— Start Data segment —
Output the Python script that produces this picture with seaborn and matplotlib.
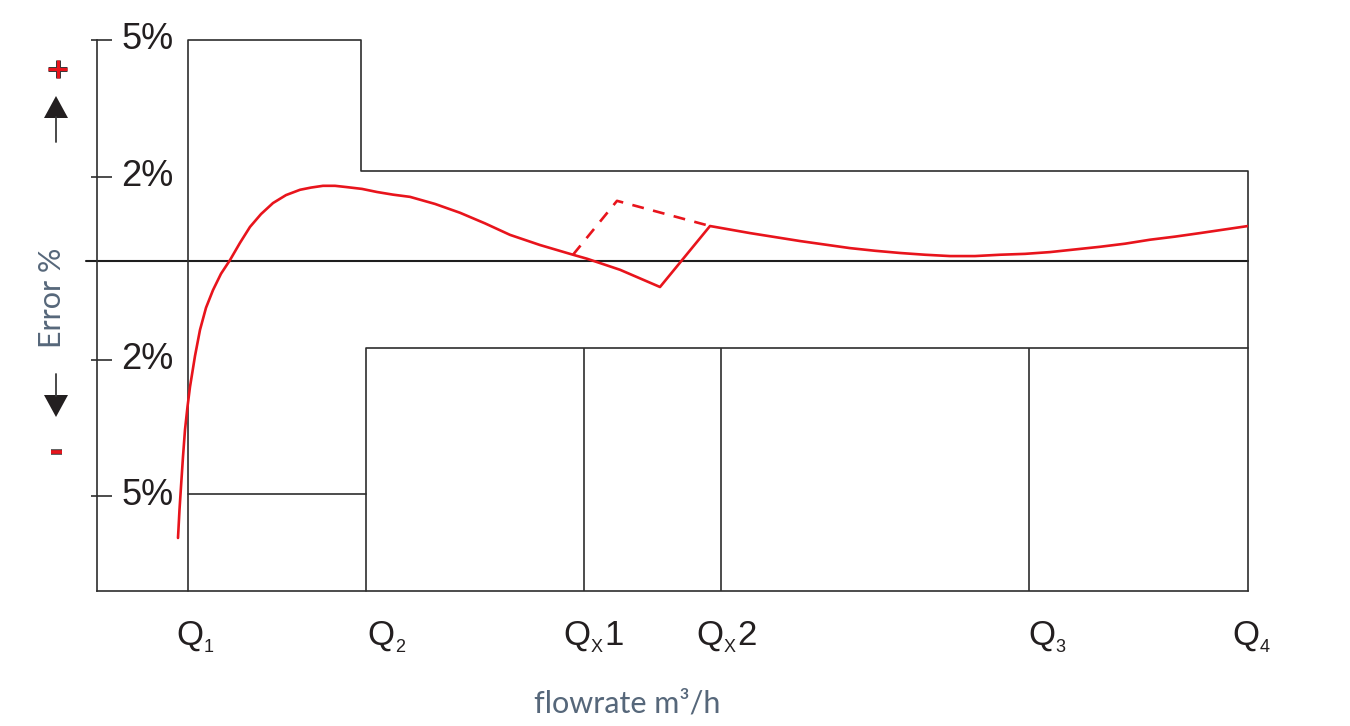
import numpy as np
import pandas as pd
import matplotlib
matplotlib.use("Agg")
import matplotlib.pyplot as plt
import seaborn as sns
from matplotlib.patches import Polygon
from matplotlib.lines import Line2D
from matplotlib.transforms import Affine2D

# ---------------- data ----------------
# flow-rate marks (schematic x units)
q_pos = [0.91, 2.69, 4.87, 6.24, 9.32, 11.51]
q_sub = ["1", "2", "X", "X", "3", "4"]
q_suffix = ["", "", "1", "2", "", ""]

# y-axis tick marks (schematic error units) and their labels
tick_pos = [5.0, 1.90, -2.24, -5.32]
tick_labels = ["5%", "2%", "2%", "5%"]

# upper tolerance envelope
upper_x = [0.91, 0.91, 2.64, 2.64, 11.51, 11.51]
upper_y = [-7.47, 5.0, 5.0, 2.04, 2.04, -7.47]
# lower tolerance envelope
lower_low_x = [0.91, 2.69]
lower_low_y = [-5.27, -5.27]
lower_x = [2.69, 2.69, 11.51]
lower_y = [-7.47, -1.96, -1.96]
divider_x = [4.87, 6.24, 9.32]
lower_top = -1.96

# meter error curve (solid)
curve_x = [0.81, 0.825, 0.84, 0.86, 0.88, 0.905, 0.93, 0.98, 1.03, 1.09, 1.16, 1.24,
           1.33, 1.43, 1.53, 1.64, 1.76, 1.89, 2.03, 2.14, 2.26, 2.38, 2.50, 2.65,
           2.80, 2.96, 3.13, 3.38, 3.63, 3.88, 4.13, 4.43, 4.76, 4.90, 5.23, 5.63,
           6.13, 6.33, 6.53, 6.78, 7.03, 7.28, 7.53, 7.78, 8.03, 8.28, 8.53, 8.78,
           9.03, 9.28, 9.53, 9.78, 10.03, 10.28, 10.53, 10.78, 11.03, 11.27, 11.51]
curve_y = [-6.27, -5.63, -5.11, -4.43, -3.82, -3.30, -2.85, -2.15, -1.56, -1.06, -0.66, -0.29,
           0.02, 0.41, 0.77, 1.06, 1.31, 1.49, 1.61, 1.66, 1.70, 1.70, 1.67, 1.63,
           1.56, 1.50, 1.45, 1.29, 1.09, 0.85, 0.59, 0.36, 0.14, 0.05, -0.20, -0.59,
           0.79, 0.71, 0.63, 0.54, 0.45, 0.37, 0.29, 0.23, 0.18, 0.14, 0.11, 0.11,
           0.14, 0.16, 0.20, 0.26, 0.32, 0.39, 0.48, 0.55, 0.63, 0.71, 0.79]
# alternative (dashed) path
dash_x = [4.76, 5.20, 6.13]
dash_y = [0.14, 1.36, 0.79]

# ---------------- style ----------------
sns.set_theme(style="white")
plt.rcParams["font.family"] = ["Liberation Sans", "DejaVu Sans"]
plt.rcParams["lines.solid_joinstyle"] = "round"

W, H = 1350, 726
fig = plt.figure(figsize=(W / 100, H / 100), dpi=100)
fig.patch.set_facecolor("white")
ax = fig.add_axes([97 / W, 1 - 591 / H, (1248 - 97) / W, (591 - 40) / H])
ax.set_xlim(0, 11.51)
ax.set_ylim(-7.47, 5.0)
ax.set_facecolor("white")

LC = "#2e2e2e"
LW = 1.2
RED = "#e8141c"

for s in ["top", "right"]:
    ax.spines[s].set_visible(False)
for s in ["left", "bottom"]:
    ax.spines[s].set_color(LC)
    ax.spines[s].set_linewidth(LW)
ax.set_xticks([])
ax.set_yticks([])

# tick marks and labels on y
ax.hlines(tick_pos, -0.06, 0.15, color=LC, lw=LW, clip_on=False)
for yp, lab in zip(tick_pos, tick_labels):
    ax.text(0.245, yp, lab, ha="left", va="center", fontsize=26, color="#231f20")

# zero line
ax.plot([-0.11, 11.51], [0, 0], color="#1e1e1e", lw=1.5, clip_on=False)

# envelopes
ax.plot(upper_x, upper_y, color=LC, lw=LW, clip_on=False)
ax.plot(lower_low_x, lower_low_y, color=LC, lw=LW)
ax.plot(lower_x, lower_y, color=LC, lw=LW, clip_on=False)
ax.vlines(divider_x, -7.47, lower_top, color=LC, lw=LW)

# error curve
sns.lineplot(x=curve_x, y=curve_y, sort=False, estimator=None, color=RED, lw=1.9, ax=ax)
sns.lineplot(x=dash_x, y=dash_y, sort=False, estimator=None, color=RED, lw=1.9, ax=ax)
ax.lines[-1].set_dashes([4.5, 3.6])

# x labels
fig.canvas.draw()
renderer = fig.canvas.get_renderer()
label_left = [0.79, 2.70, 4.66, 5.99, 9.31, 11.35]
for xl, sub, suf in zip(label_left, q_sub, q_suffix):
    xf = ax.transData.transform((xl, 0))[0] / W
    t = fig.text(xf, 1 - 645 / H, "Q", fontsize=25, color="#231f20", ha="left", va="baseline")
    bb = t.get_window_extent(renderer)
    ts = fig.text(bb.x1 / W + 0.0005, 1 - 652 / H, sub, fontsize=13, color="#231f20",
                  ha="left", va="baseline")
    if suf:
        bb2 = ts.get_window_extent(renderer)
        fig.text(bb2.x1 / W + 0.001, 1 - 645 / H, suf, fontsize=25, color="#231f20",
                 ha="left", va="baseline")

# axis titles
AC = "#56677a"
fig.text(52 / W, 1 - 298 / H, "Error %", rotation=90, ha="center", va="center",
         fontsize=22, color=AC, family=["Lato", "DejaVu Sans"], fontweight="normal")
fig.text(627 / W, 1 - 713 / H, "flowrate m³/h", ha="center", va="baseline",
         fontsize=22, color=AC, family=["Lato", "DejaVu Sans"], fontweight="normal")

# direction arrows and signs (figure pixel coords)
px = Affine2D().scale(1 / W, -1 / H).translate(0, 1) + fig.transFigure
fig.add_artist(Line2D([56, 56], [117, 142], color="#3a3a3a", lw=1.3, transform=px))
fig.add_artist(Polygon([(44, 118), (68, 118), (56, 96)], closed=True, fc="#231f20",
                       ec="none", transform=px))
fig.add_artist(Line2D([56, 56], [374, 396], color="#3a3a3a", lw=1.3, transform=px))
fig.add_artist(Polygon([(44, 395), (68, 395), (56, 417)], closed=True, fc="#231f20",
                       ec="none", transform=px))
# plus
for lw, c in [(3.6, "#3a3a3a"), (2.2, RED)]:
    fig.add_artist(Line2D([48, 67], [69, 69], color=c, lw=lw, transform=px,
                          solid_capstyle="butt"))
    fig.add_artist(Line2D([57.5, 57.5], [60, 78], color=c, lw=lw, transform=px,
                          solid_capstyle="butt"))
# minus
for lw, c in [(4.0, "#3a3a3a"), (2.6, RED)]:
    fig.add_artist(Line2D([51, 62], [452, 452], color=c, lw=lw, transform=px,
                          solid_capstyle="butt"))

fig.savefig("out.png", dpi=100, facecolor="white")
— End Data segment —
*Task to complete*: Pull every line containing "matplotlib" from the data.

*Task response*:
Output the Python script that produces this picture with seaborn and matplotlib.
import matplotlib
matplotlib.use("Agg")
import matplotlib.pyplot as plt
from matplotlib.patches import Polygon
from matplotlib.lines import Line2D
from matplotlib.transforms import Affine2D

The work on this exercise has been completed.